Westinghouse – A Continuing Problem
By mid-March, Toshiba had to delay the release of their results again, saying that the investigation continued. According to the Nikkei, it is accounting for the Westinghouse nightmare that has put Toshiba at odds with its auditor. Finally, after further delays, Toshiba decided to go ahead and release the results, even if the auditors refused to sign off on them. Desperate times, it seems, call for desperate measures.
“Even if we postponed our earnings report further, we do not know whether we can receive approval [from the auditor],” Satoshi Tsunakawa, Toshiba’s president, told reporters on Tuesday. “This is highly unusual, but we could not cause further troubles to our stakeholders [by not announcing the results],”

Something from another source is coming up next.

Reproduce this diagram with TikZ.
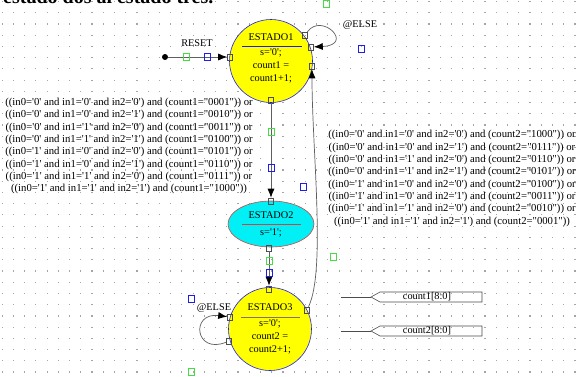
\documentclass[tikz,border=0pt]{standalone}
\usepackage{fontspec}
\newfontfamily\tms{Liberation Serif}
\usetikzlibrary{arrows.meta,shapes.geometric}
\definecolor{gridc}{RGB}{165,165,165}
\definecolor{linec}{RGB}{95,95,95}
\definecolor{stY}{RGB}{255,255,0}
\definecolor{stC}{RGB}{0,240,245}
\definecolor{bluec}{RGB}{30,30,235}
\definecolor{greenc}{RGB}{70,220,70}
\definecolor{redc}{RGB}{200,70,70}
\definecolor{sepc}{RGB}{130,115,90}
\tikzset{
  port/.style={rectangle,draw=black!70,line width=0.6pt,minimum width=5pt,minimum height=6pt,inner sep=0pt},
  hb/.style={rectangle,draw=bluec,line width=0.8pt,minimum width=6pt,minimum height=7pt,inner sep=0pt},
  hg/.style={rectangle,draw=greenc,line width=0.8pt,minimum width=6pt,minimum height=7pt,inner sep=0pt},
  trans/.style={draw=linec,line width=0.7pt,-{Latex[length=9pt,width=7pt,color=black]}},
  lbl/.style={font=\tms\fontsize{10.3}{13}\selectfont,inner sep=0pt,align=center},
  cond/.style={font=\tms\fontsize{10.7}{12.35}\selectfont,inner sep=0pt,align=center},
  sig/.style={draw=black!70,line width=0.6pt}
}
\begin{document}
\begin{tikzpicture}[x=1pt,y=-1pt]
\useasboundingbox (0,0) rectangle (584,376);
\fill[white] (0,0) rectangle (584,376);
% dot grid
\foreach \i in {0,...,51}{
  \foreach \j in {0,...,33}{
    \fill[gridc] ({2.2+11.23*\i-0.6},{1.5+11.23*\j-0.6}) rectangle ++(1.2,1.2);
  }
}
% heading, cut off at the top edge as in the reference
\node[anchor=base west,font=\tms\bfseries\fontsize{20}{20}\selectfont,inner sep=0pt] (head) at (3,3.2) {estado dos al estado tres.};

% states
\node[circle,draw=bluec,fill=stY,minimum size=83pt,inner sep=0pt,line width=0.6pt] (e1) at (271,61) {};
\node[lbl] (e1t) at (271,37) {ESTADO1};
\draw[bluec,line width=0.8pt] (242,46) -- (302,46);
\node[lbl] (e1b) at (271,66) {s='0';\\count1 =\\count1+1;};

\node[ellipse,draw=redc,fill=stC,minimum width=86pt,minimum height=46pt,inner sep=0pt,line width=0.6pt] (e2) at (271,224) {};
\node[lbl] (e2t) at (271,215) {ESTADO2};
\draw[redc,line width=0.8pt] (242,224) -- (301,224);
\node[lbl] (e2b) at (271,233) {s='1';};

\node[circle,draw=bluec,fill=stY,minimum size=83pt,inner sep=0pt,line width=0.6pt] (e3) at (270,329) {};
\node[lbl] (e3t) at (270,307) {ESTADO3};
\draw[sepc,line width=0.8pt] (241,317) -- (300,317);
\node[lbl] (e3b) at (270,336.5) {s='0';\\count2 =\\count2+1;};

% ports
\node[port] (p1r) at (230,57) {};
\node[port] (p1o) at (305,35) {};
\node[port] (p1i) at (311,47) {};
\node[port] (p1e) at (312,66) {};
\node[port] (p1b) at (271,100) {};
\node[port] (p2t) at (271,201) {};
\node[port] (p2b) at (269,248) {};
\node[port] (p3t) at (269,289) {};
\node[port] (p3u) at (230,317) {};
\node[port] (p3l) at (229,341) {};
\node[port] (p3o) at (307,310) {};

% reset
\node[circle,fill=black,minimum size=6pt,inner sep=0pt] (rd) at (165,57) {};
\draw[trans] (rd) -- (p1r);
\node[lbl] (reset) at (197,43) {RESET};

% transitions
\draw[trans] (p1o) .. controls (322,12) and (355,45) .. (p1i);
\node[lbl] (else1) at (360,25) {@ELSE};
\draw[trans] (p1b) -- (p2t);
\draw[trans] (p2b) -- (p3t);
\draw[trans] (p3l) .. controls (195,355) and (190,312) .. (p3u);
\node[lbl] (else3) at (214,308) {@ELSE};
\draw[trans] (p3o) .. controls (326,270) and (312,150) .. (p1e);

% conditions
\node[cond] (c12) at (129,146) {((in0='0' and in1='0' and in2='0') and (count1="0001")) or\\
((in0='0' and in1='0' and in2='1') and (count1="0010")) or\\
((in0='0' and in1='1' and in2='0') and (count1="0011")) or\\
((in0='0' and in1='1' and in2='1') and (count1="0100")) or\\
((in0='1' and in1='0' and in2='0') and (count1="0101")) or\\
((in0='1' and in1='0' and in2='1') and (count1="0110")) or\\
((in0='1' and in1='1' and in2='0') and (count1="0111")) or\\
((in0='1' and in1='1' and in2='1') and (count1="1000"))};
\node[cond] (c31) at (452,178.5) {((in0='0' and in1='0' and in2='0') and (count2="1000")) or\\
((in0='0' and in1='0' and in2='1') and (count2="0111")) or\\
((in0='0' and in1='1' and in2='0') and (count2="0110")) or\\
((in0='0' and in1='1' and in2='1') and (count2="0101")) or\\
((in0='1' and in1='0' and in2='0') and (count2="0100")) or\\
((in0='1' and in1='0' and in2='1') and (count2="0011")) or\\
((in0='1' and in1='1' and in2='0') and (count2="0010")) or\\
((in0='1' and in1='1' and in2='1') and (count2="0001"))};

% handles
\node[hg] (g1) at (186,57) {};
\node[hb] (b1) at (207,57) {};
\node[hg] (g2) at (326,4) {};
\node[hb] (b2) at (361,49) {};
\node[hg] (g3) at (271,132) {};
\node[hb] (b3) at (271,168) {};
\node[hb] (b4) at (303,187) {};
\node[hg] (g4) at (333,257) {};
\node[hg] (g5) at (269,261) {};
\node[hb] (b5) at (269,273) {};
\node[hb] (b6) at (191,299) {};
\node[hg] (g6) at (191,372) {};

% output signals
\coordinate (s1a) at (341,297);
\coordinate (s1t) at (371,297);
\draw[sig] (s1a) -- (s1t);
\draw[sig] (s1t) -- (380,292) -- (482,292) -- (482,302) -- (380,302) -- cycle;
\node[lbl] (c1) at (427,297) {count1[8:0]};
\coordinate (s2a) at (341,331);
\coordinate (s2t) at (371,331);
\draw[sig] (s2a) -- (s2t);
\draw[sig] (s2t) -- (380,326) -- (482,326) -- (482,336) -- (380,336) -- cycle;
\node[lbl] (c2) at (427,331) {count2[8:0]};
\end{tikzpicture}
\end{document}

It is hard to accurately articulate to the reader what a stunning fall from grace Toshiba’s situation represents. Toshiba was once the bluest of “blue chip” stocks, one of the most investable companies in Japan. Workers bought shares of Toshiba stock in anticipation of retiring decades into the future. Retirees bought shares of the safe-as-can-be stock to extend their retirement income. New parents bought shares in their babies’ names at birth to provide for future college funds.
Now, investors don’t know what to think, and the shares of Toshiba stock, already well off for the year, stumbled another 2.7% on Tuesday.
Putting the Crown Jewels Up for Sale
To try and get themselves out of this mess, the company has invoked – if you’ll pardon the pun – the nuclear option. It will put its highly valued crown jewels – in the form of its successful and coveted microchip division – up for sale. Toshiba has been a market leader in the NAND flash memory business for nearly 40 years. And although they’ve only recently been overtaken by Samsung, Toshiba maintains a strong #2 market position – and the company has been able to be both successful and profitable over the long haul.
So selling some or all of the microchip division will be painful for Toshiba. Approximately a dozen bidders have emerged from around the world, especially the United States, South Korea, and Taiwan. Foxconn, the new owner of Sharp, is said to be one of the bidders, offering $27 billion for Toshiba’s chip business. But, interestingly, so far no bidders have emerged from Japan – a sign of the flagging power of the country in technology…a category it once globally dominated.
With their self-inflicted wounds in 2015, when the company was hit with a massive accounting scandal…the giant stumbled. Now in the aftermath of the rapid decline of their nuclear business – embodied by the disasterous investment in Westinghouse…the giant falls.
As Toshiba itself admits – this time, it might not be able to get back up.